▶ [WHAT IS EXPECTED]: Leaving out the pictures, retype the lines from the beginning of the listing through the line containing "import plotly.graph_objects as go".

▶ [DATA SHOWN]:
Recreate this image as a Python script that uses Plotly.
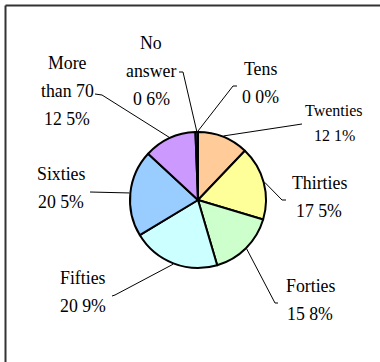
import math
import plotly.graph_objects as go

# Age groups of respondents (share of answers, %)
categories = ["Tens", "Twenties", "Thirties", "Forties", "Fifties",
              "Sixties", "More than 70", "No answer"]
shares = [0.0, 12.1, 17.5, 15.8, 20.9, 20.5, 12.5, 0.6]
colors = ["#FF9966", "#FFCC99", "#FFFF99", "#CCFFCC", "#CCFFFF",
          "#99CCFF", "#CC99FF", "#333366"]

W, H = 380, 362
CX, CY, R = 198, 200, 68  # pie centre and radius in pixels
FONT = "Times New Roman, Liberation Serif, serif"


def px(x):
    return x / W


def py(y):
    return 1 - y / H


# label block per category: text lines, centre x, first-line y, line step, font size
label_layout = {
    "Tens": (["Tens"], 260, 69, 28, 17.8),
    "Twenties": (["Twenties"], 334, 111, 24, 16),
    "Thirties": (["Thirties"], 319, 183, 28, 17.8),
    "Forties": (["Forties"], 310, 286, 28, 17.8),
    "Fifties": (["Fifties"], 83, 278, 28, 17.8),
    "Sixties": (["Sixties"], 61, 174, 28, 17.8),
    "More than 70": (["More", "than 70"], 67, 63, 28, 17.8),
    "No answer": (["No", "answer"], 151, 43, 28, 17.8),
}
# leader line elbow and tick end per category
leader_layout = {
    "Tens": [(233, 86), (237, 86)],
    "Twenties": [(302, 124)],
    "Thirties": [(282, 200), (286, 200)],
    "Forties": [(275, 303), (278, 303)],
    "Fifties": [(115, 295), (112, 296)],
    "Sixties": [(90, 192)],
    "More than 70": [(102, 95), (95, 94)],
    "No answer": [(183, 72), (179, 72)],
}

fig = go.Figure(go.Pie(
    labels=categories,
    values=shares,
    sort=False,
    direction="clockwise",
    rotation=0,
    textinfo="none",
    hoverinfo="label+percent",
    marker=dict(colors=colors, line=dict(color="#000000", width=2)),
    domain=dict(x=[px(CX - R), px(CX + R)], y=[py(CY + R), py(CY - R)]),
    showlegend=False,
))

annotations = []
# chart area frame: left and top edges only
shapes = [dict(type="line", xref="paper", yref="paper",
               x0=px(5.5), y0=0, x1=px(5.5), y1=py(5.5),
               line=dict(color="#333333", width=2)),
          dict(type="line", xref="paper", yref="paper",
               x0=px(5.5), y0=py(5.5), x1=1, y1=py(5.5),
               line=dict(color="#333333", width=2))]

total = sum(shares)
cum = 0.0
for cat, val in zip(categories, shares):
    mid = (cum + val / 2) / total * 2 * math.pi
    cum += val
    lines, lx, ly, step, fs = label_layout[cat]
    value_text = f"{val:.1f}%".replace(".", " ")
    for i, t in enumerate(lines + [value_text]):
        annotations.append(dict(
            x=px(lx), y=py(ly + i * step), xref="paper", yref="paper",
            text=t, showarrow=False, xanchor="center", yanchor="middle",
            font=dict(family=FONT, size=fs, color="#000000")))
    pts = [(CX + (R + 1) * math.sin(mid), CY - (R + 1) * math.cos(mid))]
    pts += leader_layout[cat]
    path = "M " + " L ".join(f"{px(x)},{py(y)}" for x, y in pts)
    shapes.append(dict(type="path", xref="paper", yref="paper", path=path,
                       line=dict(color="#000000", width=1)))

fig.update_layout(
    width=W, height=H,
    margin=dict(l=0, r=0, t=0, b=0),
    paper_bgcolor="#FFFFFF",
    plot_bgcolor="#FFFFFF",
    font=dict(family=FONT),
    annotations=annotations,
    shapes=shapes,
)

fig.write_html("out.html")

▶ [RESPONSE TO THIS EXERCISE]:
Recreate this image as a Python script that uses Plotly.
import math
import plotly.graph_objects as go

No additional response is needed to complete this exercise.